» **Exercise prompt**
Leave out the images; return the rest of the data exactly.

◆ ◆ ◆ ◆ ◆

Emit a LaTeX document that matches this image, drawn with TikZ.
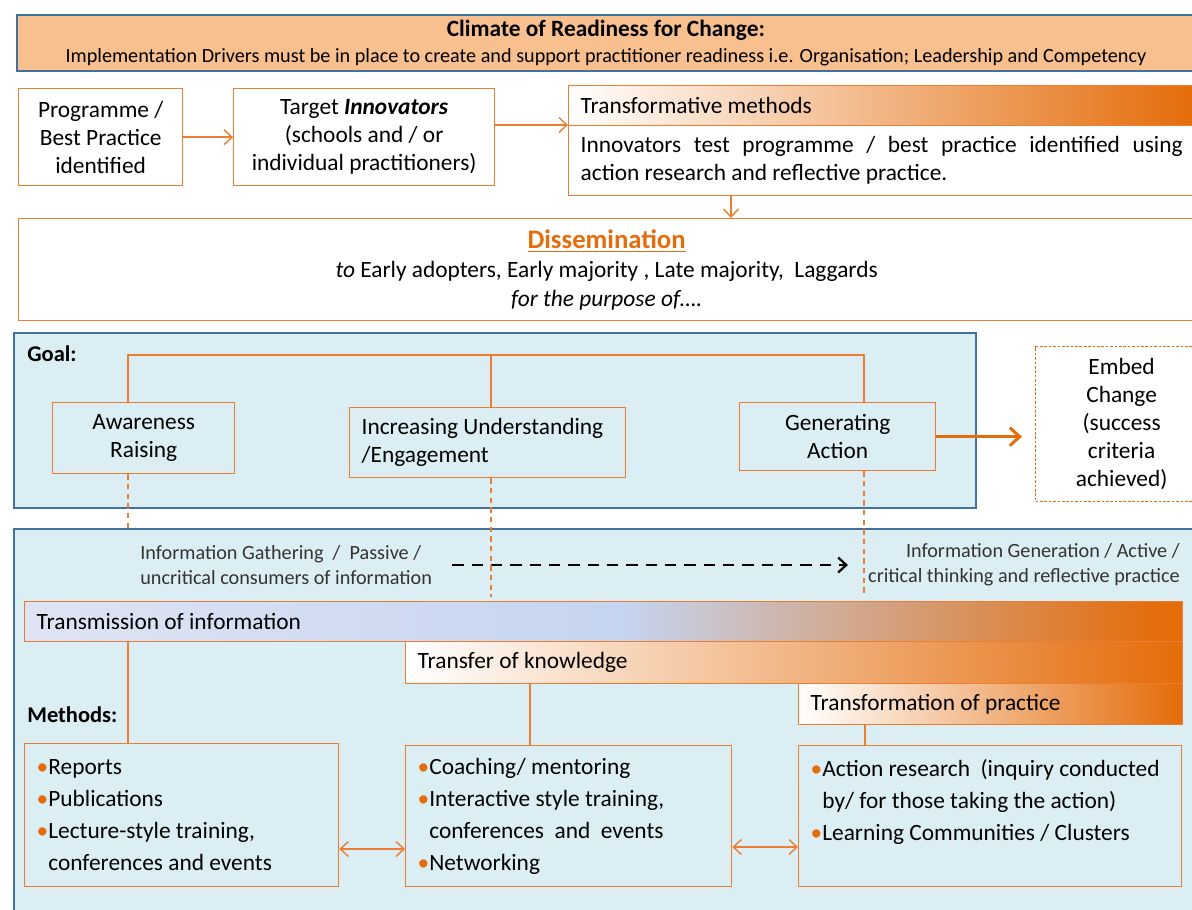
\documentclass[tikz,border=0pt]{standalone}
\usepackage{fontspec}
\setmainfont{Carlito}
\usepackage{tikz}
\usetikzlibrary{arrows.meta, calc, positioning, shadings}

\definecolor{orline}{HTML}{ED7D31}
\definecolor{ordark}{HTML}{E46C0A}
\definecolor{peach}{HTML}{F9C08F}
\definecolor{blueline}{HTML}{41719C}
\definecolor{paleblue}{HTML}{DAEEF3}
\definecolor{lavend}{HTML}{DFE4F4}
\definecolor{skyblue}{HTML}{C5D4EF}
\pgfdeclarehorizontalshading{transmitshade}{100bp}{color(0bp)=(lavend); color(25bp)=(lavend); color(51bp)=(skyblue); color(74bp)=(ordark); color(100bp)=(ordark)}

\newcommand{\obul}{\textcolor{ordark}{\textbullet}}
\newcommand{\nobul}{\phantom{\textbullet}}

\tikzset{
  obox/.style={draw=orline, line width=0.8pt, fill=white, anchor=north west, inner sep=0pt, align=center},
  lbox/.style={draw=orline, line width=0.8pt, anchor=north west, inner xsep=0.24cm, inner ysep=0pt, align=flush left},
  panel/.style={draw=blueline, line width=1.2pt, fill=paleblue, anchor=north west, inner sep=0pt},
  bar/.style={lbox, shade},
  olink/.style={draw=orline, line width=0.8pt},
  odash/.style={draw=orline, line width=0.7pt, dash pattern=on 3pt off 2.5pt},
  oarrow/.style={olink, -{Straight Barb[length=1.6mm,width=3mm]}},
  darrow/.style={olink, {Straight Barb[length=1.6mm,width=3mm]}-{Straight Barb[length=1.6mm,width=3mm]}},
  infotext/.style={inner sep=0pt, font=\fontsize{11.5}{14.2}\selectfont, text=black!80},
  listtext/.style={font=\fontsize{13.3}{18.2}\selectfont}
}

\begin{document}
\begin{tikzpicture}[x=0.02cm, y=-0.02cm, font=\fontsize{13.3}{16}\selectfont]
\clip (0,0) rectangle (1192,909);
\fill[white] (0,0) rectangle (1192,909);

%.... readiness banner and innovators row
\node[panel, fill=peach, minimum width=23.56cm, minimum height=1.12cm, align=center, font=\fontsize{11.5}{14.6}\selectfont] (climate) at (16,14)
  {{\fontsize{13.3}{14.6}\selectfont\bfseries Climate of Readiness for Change:}\\
   Implementation Drivers must be in place to create and support practitioner readiness i.e. Organisation; Leadership and Competency};

\node[obox, minimum width=3.28cm, minimum height=1.94cm] (prog) at (18,88) {Programme /\\Best Practice\\identified};
\node[obox, minimum width=5.22cm, minimum height=1.94cm] (target) at (233,88) {Target \textbf{\textit{Innovators}}\\(schools and / or\\individual practitioners)};
\node[bar, left color=white, right color=ordark, minimum width=12.52cm, minimum height=0.8cm, text width=12.04cm] (transhead) at (568,85) {Transformative methods};
\node[lbox, fill=white, minimum width=12.52cm, minimum height=1.4cm, text width=12.04cm, align=justify] (transbody) at (568,125)
  {Innovators test programme / best practice identified using\linebreak action research and reflective practice.};
\node[obox, minimum width=23.52cm, minimum height=2.04cm, font=\fontsize{13.3}{16.5}\selectfont] (dissem) at (18,218)
  {{\fontsize{15.2}{16.5}\selectfont\bfseries\color{ordark}\underline{Dissemination}}\\
   \textit{to} Early adopters, Early majority , Late majority,\ \ Laggards\\
   \textit{for the purpose of….}};

\draw[oarrow] (prog) -- (target);
\draw[oarrow] (target.east |- transbody.north west) -- (transbody.north west);
\draw[oarrow] (transbody.south -| 731,0) -- (dissem.north -| 731,0);

%.... goals
\node[panel, minimum width=19.24cm, minimum height=3.5cm] (goalpanel) at (13,332) {};
\node[anchor=west, inner sep=0pt, font=\fontsize{12.8}{16}\selectfont\bfseries] (goallbl) at (27,354) {Goal:};
\node[obox, fill=none, minimum width=3.64cm, minimum height=1.42cm] (aware) at (52,402) {Awareness\\Raising};
\node[lbox, minimum width=5.52cm, minimum height=1.4cm, text width=5.04cm] (incr) at (349,407) {Increasing Understanding\\/Engagement};
\node[obox, fill=none, minimum width=3.92cm, minimum height=1.36cm] (gener) at (739,402) {Generating\\Action};
\node[obox, draw=ordark, dash pattern=on 1.5pt off 1pt, line width=0.7pt, minimum width=3.44cm, minimum height=3.1cm] (embed) at (1035,346)
  {Embed\\Change\\(success\\criteria\\achieved)};

\coordinate (ga) at (128,355);
\coordinate (gb) at (491,355);
\coordinate (gc) at (864,355);
\draw[olink] (ga |- aware.north) -- (ga) -- (gc) -- (gc |- gener.north);
\draw[olink] (gb) -- (gb |- incr.north);
\draw[draw=ordark, line width=1.7pt, -{Straight Barb[length=2mm,width=3.6mm]}, shorten >=0.26cm] (gener.east) -- (gener.east -| embed.west);

%.... methods
\node[panel, minimum width=23.62cm, minimum height=7.68cm] (methpanel) at (13,528) {};
\node[infotext, anchor=west, align=left] (infoL) at (140,565) {Information Gathering\ \ /\ \ Passive /\\uncritical consumers of information};
\node[infotext, anchor=east, align=right] (infoR) at (1180,565) {Information Generation / Active /\\critical thinking and reflective practice};
\draw[line width=1.3pt, dash pattern=on 6.5pt off 4.5pt, -{Straight Barb[length=1.6mm,width=3mm]}, shorten <=0.4cm, shorten >=0.4cm] (infoL.east) -- (infoR.west);

\draw[odash] (ga |- aware.south) -- (ga |- 0,532);
\draw[odash] (gb |- incr.south) -- (gb |- 0,597);
\draw[odash] (gc |- gener.south) -- (gc |- 0,597);

\node[bar, shading=transmitshade, minimum width=23.16cm, minimum height=0.8cm, text width=22.68cm] (transmit) at (24,601) {Transmission of information};
\node[bar, left color=white, right color=ordark, minimum width=15.54cm, minimum height=0.84cm, text width=15.06cm] (transfer) at (405,641) {Transfer of knowledge};
\node[bar, left color=white, right color=ordark, minimum width=7.68cm, minimum height=0.82cm, text width=7.2cm] (transform) at (798,683) {Transformation of practice};

\node[anchor=west, inner sep=0pt, font=\fontsize{12.8}{16}\selectfont\bfseries] (methlbl) at (27,715) {Methods:};

\node[lbox, listtext, minimum width=6.28cm, minimum height=2.86cm, text width=5.8cm] (m1) at (24,743)
  {\obul Reports\\\obul Publications\\\obul Lecture-style training,\\\nobul conferences and events};
\node[lbox, listtext, minimum width=6.52cm, minimum height=2.82cm, text width=6.04cm] (m2) at (405,745)
  {\obul Coaching/ mentoring\\\obul Interactive style training,\\\nobul conferences\ \ and\ \ events\\\obul Networking};
\node[lbox, listtext, minimum width=7.66cm, minimum height=2.82cm, text width=7.18cm] (m3) at (798,745)
  {\obul Action research\ \ (inquiry conducted\\\nobul by/ for those taking the action)\\\obul Learning Communities / Clusters\\\mbox{}};

\draw[olink] (ga |- transmit.south) -- (ga |- m1.north);
\draw[olink] (transfer.south -| 530,0) -- (m2.north -| 530,0);
\draw[olink] (transform.south -| 865,0) -- (m3.north -| 865,0);
\draw[darrow] (m1.east |- 0,849) -- (m2.west |- 0,849);
\draw[darrow] (m2.east |- 0,847) -- (m3.west |- 0,847);
\end{tikzpicture}
\end{document}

◆ ◆ ◆ ◆ ◆

» **Finished task**
Emit a LaTeX document that matches this image, drawn with TikZ.
\documentclass[tikz,border=0pt]{standalone}
\usepackage{fontspec}
\setmainfont{Carlito}
\usepackage{tikz}
\usetikzlibrary{arrows.meta, calc, positioning, shadings}

\definecolor{orline}{HTML}{ED7D31}
\definecolor{ordark}{HTML}{E46C0A}
\definecolor{peach}{HTML}{F9C08F}
\definecolor{blueline}{HTML}{41719C}
\definecolor{paleblue}{HTML}{DAEEF3}
\definecolor{lavend}{HTML}{DFE4F4}
\definecolor{skyblue}{HTML}{C5D4EF}
\pgfdeclarehorizontalshading{transmitshade}{100bp}{color(0bp)=(lavend); color(25bp)=(lavend); color(51bp)=(skyblue); color(74bp)=(ordark); color(100bp)=(ordark)}

\newcommand{\obul}{\textcolor{ordark}{\textbullet}}
\newcommand{\nobul}{\phantom{\textbullet}}

\tikzset{
  obox/.style={draw=orline, line width=0.8pt, fill=white, anchor=north west, inner sep=0pt, align=center},
  lbox/.style={draw=orline, line width=0.8pt, anchor=north west, inner xsep=0.24cm, inner ysep=0pt, align=flush left},
  panel/.style={draw=blueline, line width=1.2pt, fill=paleblue, anchor=north west, inner sep=0pt},
  bar/.style={lbox, shade},
  olink/.style={draw=orline, line width=0.8pt},
  odash/.style={draw=orline, line width=0.7pt, dash pattern=on 3pt off 2.5pt},
  oarrow/.style={olink, -{Straight Barb[length=1.6mm,width=3mm]}},
  darrow/.style={olink, {Straight Barb[length=1.6mm,width=3mm]}-{Straight Barb[length=1.6mm,width=3mm]}},
  infotext/.style={inner sep=0pt, font=\fontsize{11.5}{14.2}\selectfont, text=black!80},
  listtext/.style={font=\fontsize{13.3}{18.2}\selectfont}
}

\begin{document}
\begin{tikzpicture}[x=0.02cm, y=-0.02cm, font=\fontsize{13.3}{16}\selectfont]
\clip (0,0) rectangle (1192,909);
\fill[white] (0,0) rectangle (1192,909);

%.... readiness banner and innovators row
\node[panel, fill=peach, minimum width=23.56cm, minimum height=1.12cm, align=center, font=\fontsize{11.5}{14.6}\selectfont] (climate) at (16,14)
  {{\fontsize{13.3}{14.6}\selectfont\bfseries Climate of Readiness for Change:}\\
   Implementation Drivers must be in place to create and support practitioner readiness i.e. Organisation; Leadership and Competency};

\node[obox, minimum width=3.28cm, minimum height=1.94cm] (prog) at (18,88) {Programme /\\Best Practice\\identified};
\node[obox, minimum width=5.22cm, minimum height=1.94cm] (target) at (233,88) {Target \textbf{\textit{Innovators}}\\(schools and / or\\individual practitioners)};
\node[bar, left color=white, right color=ordark, minimum width=12.52cm, minimum height=0.8cm, text width=12.04cm] (transhead) at (568,85) {Transformative methods};
\node[lbox, fill=white, minimum width=12.52cm, minimum height=1.4cm, text width=12.04cm, align=justify] (transbody) at (568,125)
  {Innovators test programme / best practice identified using\linebreak action research and reflective practice.};
\node[obox, minimum width=23.52cm, minimum height=2.04cm, font=\fontsize{13.3}{16.5}\selectfont] (dissem) at (18,218)
  {{\fontsize{15.2}{16.5}\selectfont\bfseries\color{ordark}\underline{Dissemination}}\\
   \textit{to} Early adopters, Early majority , Late majority,\ \ Laggards\\
   \textit{for the purpose of….}};

\draw[oarrow] (prog) -- (target);
\draw[oarrow] (target.east |- transbody.north west) -- (transbody.north west);
\draw[oarrow] (transbody.south -| 731,0) -- (dissem.north -| 731,0);

%.... goals
\node[panel, minimum width=19.24cm, minimum height=3.5cm] (goalpanel) at (13,332) {};
\node[anchor=west, inner sep=0pt, font=\fontsize{12.8}{16}\selectfont\bfseries] (goallbl) at (27,354) {Goal:};
\node[obox, fill=none, minimum width=3.64cm, minimum height=1.42cm] (aware) at (52,402) {Awareness\\Raising};
\node[lbox, minimum width=5.52cm, minimum height=1.4cm, text width=5.04cm] (incr) at (349,407) {Increasing Understanding\\/Engagement};
\node[obox, fill=none, minimum width=3.92cm, minimum height=1.36cm] (gener) at (739,402) {Generating\\Action};
\node[obox, draw=ordark, dash pattern=on 1.5pt off 1pt, line width=0.7pt, minimum width=3.44cm, minimum height=3.1cm] (embed) at (1035,346)
  {Embed\\Change\\(success\\criteria\\achieved)};

\coordinate (ga) at (128,355);
\coordinate (gb) at (491,355);
\coordinate (gc) at (864,355);
\draw[olink] (ga |- aware.north) -- (ga) -- (gc) -- (gc |- gener.north);
\draw[olink] (gb) -- (gb |- incr.north);
\draw[draw=ordark, line width=1.7pt, -{Straight Barb[length=2mm,width=3.6mm]}, shorten >=0.26cm] (gener.east) -- (gener.east -| embed.west);

%.... methods
\node[panel, minimum width=23.62cm, minimum height=7.68cm] (methpanel) at (13,528) {};
\node[infotext, anchor=west, align=left] (infoL) at (140,565) {Information Gathering\ \ /\ \ Passive /\\uncritical consumers of information};
\node[infotext, anchor=east, align=right] (infoR) at (1180,565) {Information Generation / Active /\\critical thinking and reflective practice};
\draw[line width=1.3pt, dash pattern=on 6.5pt off 4.5pt, -{Straight Barb[length=1.6mm,width=3mm]}, shorten <=0.4cm, shorten >=0.4cm] (infoL.east) -- (infoR.west);

\draw[odash] (ga |- aware.south) -- (ga |- 0,532);
\draw[odash] (gb |- incr.south) -- (gb |- 0,597);
\draw[odash] (gc |- gener.south) -- (gc |- 0,597);

\node[bar, shading=transmitshade, minimum width=23.16cm, minimum height=0.8cm, text width=22.68cm] (transmit) at (24,601) {Transmission of information};
\node[bar, left color=white, right color=ordark, minimum width=15.54cm, minimum height=0.84cm, text width=15.06cm] (transfer) at (405,641) {Transfer of knowledge};
\node[bar, left color=white, right color=ordark, minimum width=7.68cm, minimum height=0.82cm, text width=7.2cm] (transform) at (798,683) {Transformation of practice};

\node[anchor=west, inner sep=0pt, font=\fontsize{12.8}{16}\selectfont\bfseries] (methlbl) at (27,715) {Methods:};

\node[lbox, listtext, minimum width=6.28cm, minimum height=2.86cm, text width=5.8cm] (m1) at (24,743)
  {\obul Reports\\\obul Publications\\\obul Lecture-style training,\\\nobul conferences and events};
\node[lbox, listtext, minimum width=6.52cm, minimum height=2.82cm, text width=6.04cm] (m2) at (405,745)
  {\obul Coaching/ mentoring\\\obul Interactive style training,\\\nobul conferences\ \ and\ \ events\\\obul Networking};
\node[lbox, listtext, minimum width=7.66cm, minimum height=2.82cm, text width=7.18cm] (m3) at (798,745)
  {\obul Action research\ \ (inquiry conducted\\\nobul by/ for those taking the action)\\\obul Learning Communities / Clusters\\\mbox{}};

\draw[olink] (ga |- transmit.south) -- (ga |- m1.north);
\draw[olink] (transfer.south -| 530,0) -- (m2.north -| 530,0);
\draw[olink] (transform.south -| 865,0) -- (m3.north -| 865,0);
\draw[darrow] (m1.east |- 0,849) -- (m2.west |- 0,849);
\draw[darrow] (m2.east |- 0,847) -- (m3.west |- 0,847);
\end{tikzpicture}
\end{document}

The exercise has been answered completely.